Of course if all is lost already anyway then I guess there's no harm in writing to the drive.

while that is true forensically, it’s not really that helpful for data recovery. We aren’t proving things in court, we are trying to solve OP’s problem. DW can repair the hfs directory and make a damaged disk work again. It shows you a preview of the structure so you can verify before committing. I recommend you try it.
 
while that is true forensically, it’s not really that helpful for data recovery.
I respectfully disagree. It very much depends on how exactly we got into the situation we are in right now. If the data was deleted then you want to limit write operations to zero. If the data is at least partially saved on non-readable defective sectors we do not want those to be marked as defective just yet because they might still contain valuable information that might otherwise be lost.

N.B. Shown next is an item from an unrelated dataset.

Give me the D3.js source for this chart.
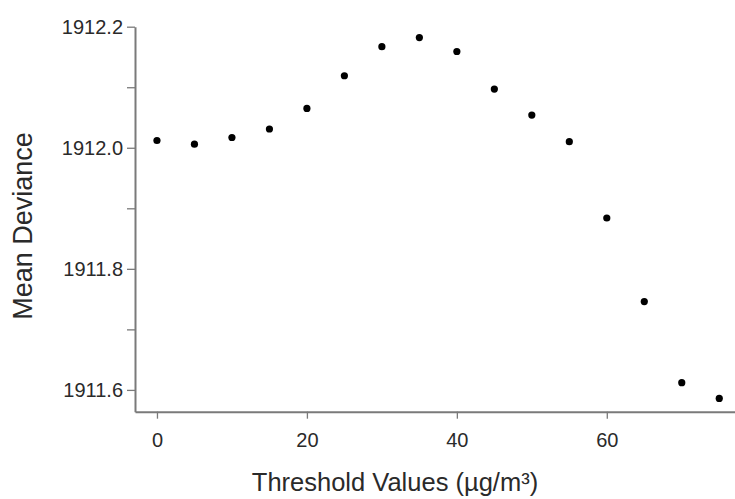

Either way, like I said before I wasn't aware of how Disk Warrior operates. It might thus be worth a shot.
 
Why did your old iMac not boot? Did it not boot because the hard drive was faulty? Disk Drill, just like testdisk and all other recovery programs, can only recover what's still there. If the sectors are faulty and/or have been overwritten there's no easy way to recover that information.

because the logic board was gone I guess, this is what the support said. The issue was that it booted but immediately rebooted it again after finder starts up. So it was impossibile to do anything because it rebooted and rebooted in one infinite loop.

The strange thing is that when the support gave me the old hard disk in the external case, he showed me the content on his iMac, fully readable with all the directories, the files but when I came home I plugged it into my windows laptop and then on my mac mini but it could not be recognised so I came back to the shop I said this to the guy, he tried it again on his iMac and this time the drive wasn't there.

He said: "I don't know what it happened, try recovering the files" and he gave me a data recovery service number. After some months I decided to buy Disk Drill Pro to try to recover my data and I managed to recover almost everything except of music and video which were corrupted. Curiosly I also have another old iMac hard drive (the first witch came with that machine) which was also gone, I tried to mount it but it is also unreadable.

I now suspect the problem was the hard drive and not the logic board.

So maybe I have to give up. It's good that now we have SSDs.